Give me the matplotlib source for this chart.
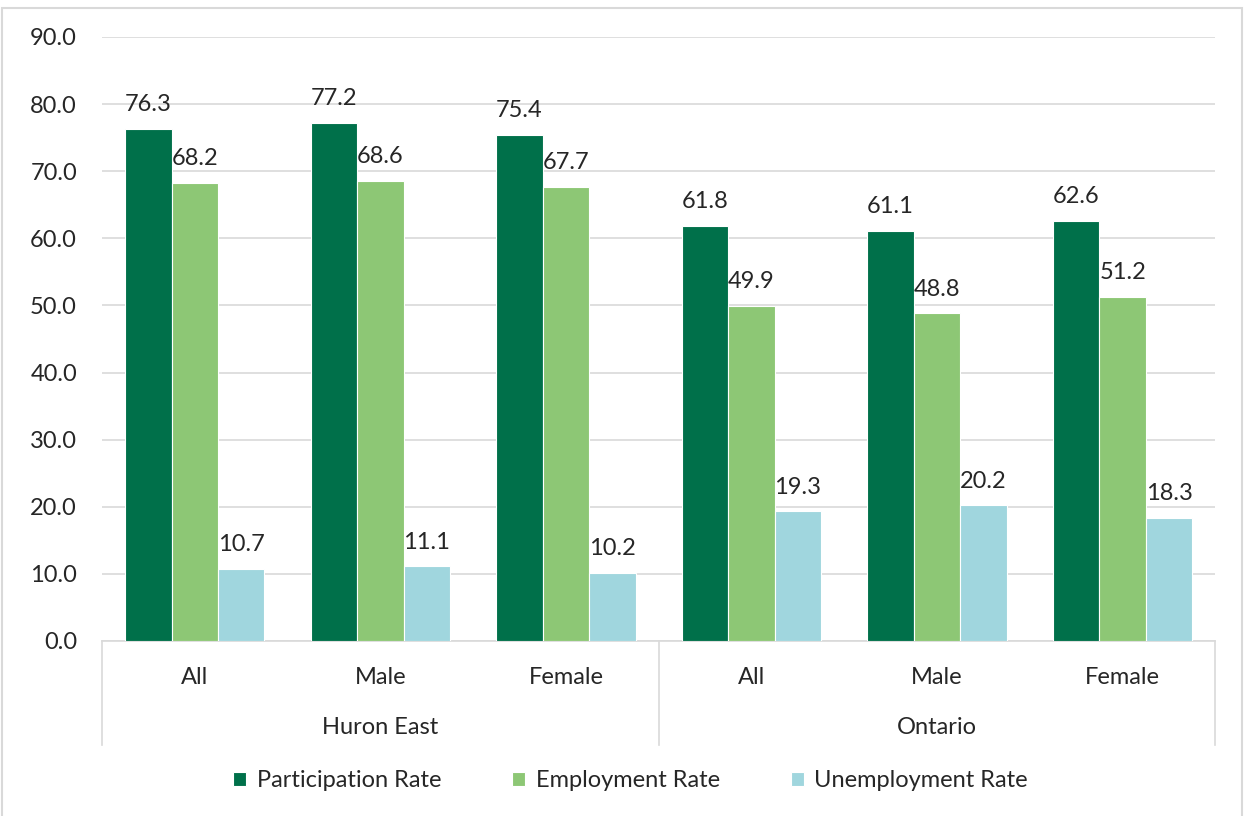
import numpy as np
import matplotlib.pyplot as plt
from matplotlib.patches import Rectangle
import matplotlib.transforms as mtransforms

plt.rcParams['font.family'] = ['Lato', 'DejaVu Sans']

categories = ['All', 'Male', 'Female', 'All', 'Male', 'Female']
regions = ['Huron East', 'Ontario']
series = ['Participation Rate', 'Employment Rate', 'Unemployment Rate']
participation = [76.3, 77.2, 75.4, 61.8, 61.1, 62.6]
employment = [68.2, 68.6, 67.7, 49.9, 48.8, 51.2]
unemployment = [10.7, 11.1, 10.2, 19.3, 20.2, 18.3]
colors = ['#00704A', '#8DC775', '#A0D6DE']
text_color = '#262626'
fs = 17

fig = plt.figure(figsize=(12.44, 8.16), dpi=100)
ax = fig.add_axes([0.082, 0.2145, 0.895, 0.7402])

x = np.arange(len(categories))
width = 0.25
for i, (vals, name) in enumerate(zip([participation, employment, unemployment], series)):
    pos = x + (i - 1) * width
    ax.bar(pos, vals, width, color=colors[i], edgecolor='white', linewidth=0.8,
           label=name, zorder=3)
    for p, v in zip(pos, vals):
        ax.annotate(f'{v:.1f}', (p, v), xytext=(0, 10), textcoords='offset points',
                    ha='center', va='bottom', fontsize=fs, color=text_color)

ax.set_xlim(-0.5, 5.5)
ax.set_ylim(0, 90)
ax.set_yticks(np.arange(0, 91, 10))
ax.set_yticklabels([f'{t:.1f}' for t in np.arange(0, 91, 10)])
ax.yaxis.grid(True, color='#D9D9D9', linewidth=1.2, zorder=0)
ax.set_axisbelow(True)
ax.tick_params(axis='y', length=0, pad=18, labelsize=fs, labelcolor=text_color)
ax.set_xticks(x)
ax.set_xticklabels(categories)
ax.tick_params(axis='x', length=0, pad=19, labelsize=fs, labelcolor=text_color)

for s in ['top', 'right', 'left']:
    ax.spines[s].set_visible(False)
ax.spines['bottom'].set_color('#D9D9D9')
ax.spines['bottom'].set_linewidth(1.2)

trans = mtransforms.blended_transform_factory(ax.transData, ax.transAxes)
for xs in [-0.5, 2.5, 5.5]:
    ax.plot([xs, xs], [0, -0.172], transform=trans, color='#D9D9D9',
            linewidth=1.2, clip_on=False)
for j, r in enumerate(regions):
    ax.text(1 + 3 * j, -0.143, r, transform=trans, ha='center', va='center',
            fontsize=fs, color=text_color)

ax.legend(loc='center', bbox_to_anchor=(0.507, 0.043), bbox_transform=fig.transFigure,
          ncol=3, frameon=False, fontsize=fs, handlelength=0.55, handleheight=0.55,
          handletextpad=0.45, columnspacing=3.0, labelcolor=text_color)

fig.patches.append(Rectangle((0.002, -0.01), 0.996, 1.0, transform=fig.transFigure,
                             fill=False, edgecolor='#D9D9D9', linewidth=1.5))

fig.savefig('out.png', dpi=100)
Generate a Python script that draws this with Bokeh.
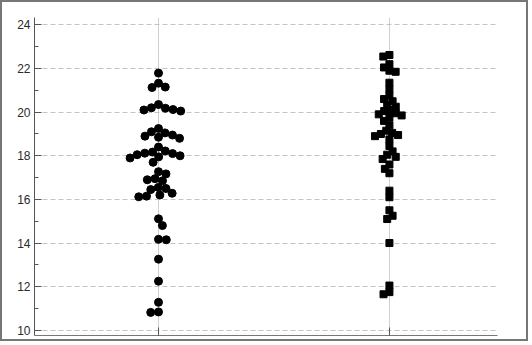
import math
from bokeh.plotting import figure
from bokeh.models import ColumnDataSource, FixedTicker, LinearAxis, Range1d
from bokeh.embed import file_html
from bokeh.resources import INLINE

# ---- data ----
categories = ["Group 1", "Group 2"]
group1_values = [21.79, 21.33, 21.15, 21.13,
                 20.35, 20.2, 20.18, 20.12, 20.1, 20.05,
                 19.25, 19.1, 19.05, 18.95, 18.9, 18.85, 18.8,
                 18.4, 18.22, 18.17, 18.12, 18.1, 18.05, 18.0, 17.95, 17.9, 17.7,
                 17.27, 17.17, 16.95, 16.9, 16.85, 16.55, 16.5, 16.45, 16.28, 16.2, 16.15, 16.12,
                 15.11, 14.8, 14.17, 14.15, 13.26, 12.25, 11.28, 10.84, 10.82]
group2_values = [22.62, 22.55, 22.2, 22.05, 21.9, 21.85,
                 21.35, 21.05,
                 20.75, 20.6, 20.5, 20.35, 20.25, 20.1, 20.05, 19.95, 19.9, 19.85, 19.75, 19.6,
                 19.4, 19.15, 19.05, 19.0, 18.95, 18.9, 18.75,
                 18.45, 18.2, 18.05, 17.95, 17.85,
                 17.6, 17.4, 17.2,
                 16.4, 16.1,
                 15.5, 15.25, 15.1,
                 14.0,
                 12.05, 11.75, 11.65]
y_ticks = [10, 12, 14, 16, 18, 20, 22, 24]
y_minor = [11, 13, 15, 17, 19, 21, 23]

# ---- geometry ----
W, H = 528, 341
FL, FR, FT, FB = 32, 495, 15, 333
x0, x1 = 0.463, 2.468
y0, y1 = 9.76, 24.34
pxx = (FR - FL) / (x1 - x0)
pxy = (FB - FT) / (y1 - y0)


def swarm(vals, center, d):
    order = sorted(range(len(vals)), key=lambda i: -vals[i])
    placed = []
    xs = [0.0] * len(vals)
    for k, i in enumerate(order):
        sy = vals[i] * pxy
        cands = [0.0]
        for (px, py) in placed:
            dy = abs(py - sy)
            if dy < d:
                dx = math.sqrt(d * d - dy * dy)
                cands += [px + dx, px - dx]
        best = None
        for c in sorted(cands, key=lambda c: (round(abs(c), 3), c if k % 2 else -c)):
            ok = all((c - px) ** 2 + (sy - py) ** 2 >= d * d - 1e-6 for (px, py) in placed)
            if ok:
                best = c
                break
        placed.append((best, sy))
        xs[i] = center + best / pxx
    return xs


src1 = ColumnDataSource(dict(x=swarm(group1_values, 1, 7.8), y=group1_values))
src2 = ColumnDataSource(dict(x=swarm(group2_values, 2, 6.3), y=group2_values))

p = figure(width=W, height=H, output_backend="svg", toolbar_location=None,
           x_range=Range1d(x0, x1), y_range=Range1d(y0, y1),
           x_axis_location=None, y_axis_location=None,
           min_border_left=FL, min_border_right=W - FR,
           min_border_top=FT, min_border_bottom=H - FB)
p.styles = {"border": "2px solid #777777"}
p.outline_line_color = None
p.background_fill_color = "white"
p.border_fill_color = "white"

yax = LinearAxis(ticker=FixedTicker(ticks=y_ticks, minor_ticks=y_minor))
yax.major_tick_in = 7
yax.major_tick_out = 0
yax.minor_tick_in = 4
yax.minor_tick_out = 0
yax.major_label_standoff = 4
yax.major_label_text_font = "Liberation Sans"
yax.major_label_text_font_size = "12px"
yax.major_label_text_color = "#2a2a2a"
yax.axis_line_color = "#555555"
yax.major_tick_line_color = "#555555"
yax.minor_tick_line_color = "#555555"
p.add_layout(yax, "left")

xax = LinearAxis(ticker=FixedTicker(ticks=[1, 2]))
xax.major_label_overrides = {1: "", 2: ""}
xax.major_tick_in = 8
xax.major_tick_out = 0
xax.minor_tick_line_color = None
xax.major_label_standoff = 0
xax.axis_line_color = "#777777"
xax.major_tick_line_color = "#555555"
p.add_layout(xax, "below")

p.ygrid.ticker = FixedTicker(ticks=y_ticks)
p.ygrid.grid_line_color = "#c4c4c4"
p.ygrid.grid_line_dash = "5 3"
p.xgrid.ticker = FixedTicker(ticks=[1, 2])
p.xgrid.grid_line_color = "#d0d0d0"

p.scatter("x", "y", source=src1, marker="circle", size=8, color="black")
p.scatter("x", "y", source=src2, marker="square", size=7, color="black")

open("out.html", "w").write(file_html(p, INLINE))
+ + + +
■ Given instruction ■
Exactly as they appear, print the lines of the listing above from its first line through the line that contains "plt.rcParams['font.family'] = ['Lato', 'DejaVu", minus the pictures.

■ Solution ■
Give me the matplotlib source for this chart.
import numpy as np
import matplotlib.pyplot as plt
from matplotlib.patches import Rectangle
import matplotlib.transforms as mtransforms

plt.rcParams['font.family'] = ['Lato', 'DejaVu Sans']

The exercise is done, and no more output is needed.